## INFORMATION SUPPLIED
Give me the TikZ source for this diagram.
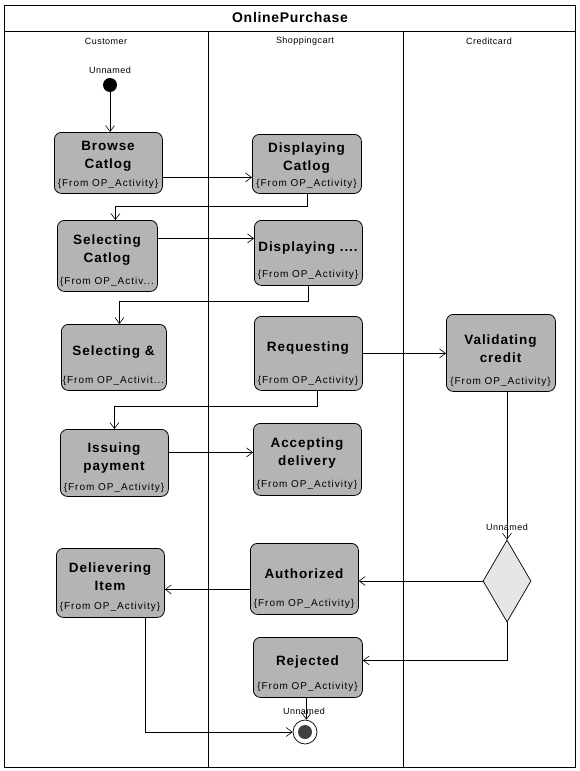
\documentclass[tikz,border=0pt]{standalone}
\usepackage{fontspec}
\setmainfont{Liberation Sans}
\newfontfamily\ttlfont[LetterSpace=7]{Liberation Sans}
\newfontfamily\frmfont[LetterSpace=10]{Liberation Sans}
\newfontfamily\smallfont[LetterSpace=5]{Liberation Sans}
\usetikzlibrary{arrows.meta,shapes.geometric}
\definecolor{actgray}{RGB}{180,180,180}
\definecolor{diagray}{RGB}{230,230,230}
\definecolor{finalgray}{RGB}{64,64,64}
\tikzset{
  act/.style={draw, fill=actgray, rounded corners=7pt, line width=0.8pt, anchor=north west, inner sep=0pt},
  ttl/.style={font=\ttlfont\fontsize{13.5}{18}\selectfont\bfseries, align=center, inner sep=0pt, yshift=-2pt},
  frm/.style={font=\frmfont\fontsize{10}{12}\selectfont, inner sep=0pt, yshift=-1pt},
  small/.style={font=\smallfont\fontsize{9}{11}\selectfont, inner sep=0pt},
  arr/.style={-{Straight Barb[length=6pt,width=9pt,line width=0.6pt]}, line width=0.7pt},
  frame/.style={line width=0.9pt}
}
\begin{document}
\begin{tikzpicture}[x=1pt,y=-1pt]
\useasboundingbox (0,0) rectangle (580,771);
% frame and lanes
\draw[frame] (4,5) rectangle (575,767);
\draw[frame] (4,31) -- (575,31);
\draw[frame] (208,31) -- (208,767);
\draw[frame] (403,31) -- (403,767);
\node[font=\smallfont\fontsize{14}{16}\selectfont\bfseries, inner sep=0pt] (title) at (290,17.5) {OnlinePurchase};
\node[small] (lane1) at (106,41) {Customer};
\node[small] (lane2) at (305,41) {Shoppingcart};
\node[small] (lane3) at (489,41) {Creditcard};

% initial
\node[circle, fill=black, minimum size=14pt, inner sep=0pt] (init) at (110,85) {};
\node[small] (initlbl) at (110,70) {Unnamed};

% activities
\node[act, minimum width=108pt, minimum height=61pt] (browse) at (54,132) {};
\node[ttl] (browseT) at (108,154.5) {Browse\\Catlog};
\node[frm] (browseF) at (108,183) {\{From OP\_Activity\}};

\node[act, minimum width=109pt, minimum height=59pt] (dispcat) at (252,134) {};
\node[ttl] (dispcatT) at (306.5,156) {Displaying\\Catlog};
\node[frm] (dispcatF) at (306.5,183) {\{From OP\_Activity\}};

\node[act, minimum width=100pt, minimum height=71pt] (selcat) at (57,220) {};
\node[ttl] (selcatT) at (107,248) {Selecting\\Catlog};
\node[frm] (selcatF) at (107,281) {\{From OP\_Activ...};

\node[act, minimum width=108pt, minimum height=65pt] (disp) at (254,220) {};
\node[ttl] (dispT) at (308,246) {Displaying ....};
\node[frm] (dispF) at (308,274) {\{From OP\_Activity\}};

\node[act, minimum width=105pt, minimum height=66pt] (selamp) at (61,324) {};
\node[ttl] (selampT) at (113.5,350) {Selecting \&};
\node[frm] (selampF) at (113.5,380) {\{From OP\_Activit...};

\node[act, minimum width=108pt, minimum height=74pt] (req) at (254,316) {};
\node[ttl] (reqT) at (308,346) {Requesting};
\node[frm] (reqF) at (308,380) {\{From OP\_Activity\}};

\node[act, minimum width=109pt, minimum height=77pt] (valid) at (446,314) {};
\node[ttl] (validT) at (500.5,346.5) {Validating\\credit};
\node[frm] (validF) at (500.5,381) {\{From OP\_Activity\}};

\node[act, minimum width=108pt, minimum height=67pt] (issue) at (60,429) {};
\node[ttl] (issueT) at (114,456) {Issuing\\payment};
\node[frm] (issueF) at (114,487) {\{From OP\_Activity\}};

\node[act, minimum width=108pt, minimum height=72pt] (accept) at (253,423) {};
\node[ttl] (acceptT) at (307,451) {Accepting\\delivery};
\node[frm] (acceptF) at (307,484) {\{From OP\_Activity\}};

\node[act, minimum width=108pt, minimum height=69pt] (deliv) at (56,548) {};
\node[ttl] (delivT) at (110,575) {Delievering\\Item};
\node[frm] (delivF) at (110,606) {\{From OP\_Activity\}};

\node[act, minimum width=108pt, minimum height=71pt] (auth) at (250,543) {};
\node[ttl] (authT) at (304,572) {Authorized};
\node[frm] (authF) at (304,603) {\{From OP\_Activity\}};

\node[act, minimum width=109pt, minimum height=60pt] (rej) at (253,637) {};
\node[ttl] (rejT) at (307.5,660) {Rejected};
\node[frm] (rejF) at (307.5,686) {\{From OP\_Activity\}};

% decision
\node[diamond, draw, fill=diagray, line width=0.7pt, minimum width=48pt, minimum height=82pt, inner sep=0pt] (dia) at (507,581) {};
\node[small] (dialbl) at (507,527) {Unnamed};

% final
\node[circle, draw, fill=white, line width=0.7pt, minimum size=24pt, inner sep=0pt] (fin) at (305,732) {};
\node[circle, fill=finalgray, minimum size=14pt, inner sep=0pt] (fininner) at (fin.center) {};
\node[small] (finlbl) at (304,711) {Unnamed};

% connectors
\draw[arr] (init) -- (browse.north -| init);
\draw[arr] ([yshift=-14.5pt]browse.east) -- ([yshift=-14.5pt]browse.east -| dispcat.west);
\draw[arr] (dispcat.south) -- ++(0,13) -| ([xshift=8pt]selcat.north);
\draw[arr] ([yshift=17.5pt]selcat.east) -- ([yshift=17.5pt]selcat.east -| disp.west);
\draw[arr] (disp.south) -- ++(0,16) -| ([xshift=5.5pt]selamp.north);
\draw[arr] (req.east) -- (req.east -| valid.west);
\draw[arr] ([xshift=9pt]req.south) -- ++(0,16) -| (issue.north);
\draw[arr] ([yshift=10.5pt]issue.east) -- ([yshift=10.5pt]issue.east -| accept.west);
\draw[arr] (valid.south -| dia.north) -- (dia.north);
\draw[arr] (dia.west) -- (dia.west -| auth.east);
\draw[arr] ([yshift=-10.5pt]auth.west) -- ([yshift=-10.5pt]auth.west -| deliv.east);
\draw[arr] (dia.south) |- ([yshift=7pt]rej.east);
\draw[arr] ([xshift=-1.5pt]rej.south) -- ([xshift=-1.5pt]rej.south |- fin.north);
\draw[arr] ([xshift=35pt]deliv.south) |- (fin.west);
\end{tikzpicture}
\end{document}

## WRITTEN REQUEST
Reproduce the material above exactly, first line through the line that contains "(lane3) at (489,41)", minus the pictures.

## TASK RESULT
Give me the TikZ source for this diagram.
\documentclass[tikz,border=0pt]{standalone}
\usepackage{fontspec}
\setmainfont{Liberation Sans}
\newfontfamily\ttlfont[LetterSpace=7]{Liberation Sans}
\newfontfamily\frmfont[LetterSpace=10]{Liberation Sans}
\newfontfamily\smallfont[LetterSpace=5]{Liberation Sans}
\usetikzlibrary{arrows.meta,shapes.geometric}
\definecolor{actgray}{RGB}{180,180,180}
\definecolor{diagray}{RGB}{230,230,230}
\definecolor{finalgray}{RGB}{64,64,64}
\tikzset{
  act/.style={draw, fill=actgray, rounded corners=7pt, line width=0.8pt, anchor=north west, inner sep=0pt},
  ttl/.style={font=\ttlfont\fontsize{13.5}{18}\selectfont\bfseries, align=center, inner sep=0pt, yshift=-2pt},
  frm/.style={font=\frmfont\fontsize{10}{12}\selectfont, inner sep=0pt, yshift=-1pt},
  small/.style={font=\smallfont\fontsize{9}{11}\selectfont, inner sep=0pt},
  arr/.style={-{Straight Barb[length=6pt,width=9pt,line width=0.6pt]}, line width=0.7pt},
  frame/.style={line width=0.9pt}
}
\begin{document}
\begin{tikzpicture}[x=1pt,y=-1pt]
\useasboundingbox (0,0) rectangle (580,771);
% frame and lanes
\draw[frame] (4,5) rectangle (575,767);
\draw[frame] (4,31) -- (575,31);
\draw[frame] (208,31) -- (208,767);
\draw[frame] (403,31) -- (403,767);
\node[font=\smallfont\fontsize{14}{16}\selectfont\bfseries, inner sep=0pt] (title) at (290,17.5) {OnlinePurchase};
\node[small] (lane1) at (106,41) {Customer};
\node[small] (lane2) at (305,41) {Shoppingcart};
\node[small] (lane3) at (489,41) {Creditcard};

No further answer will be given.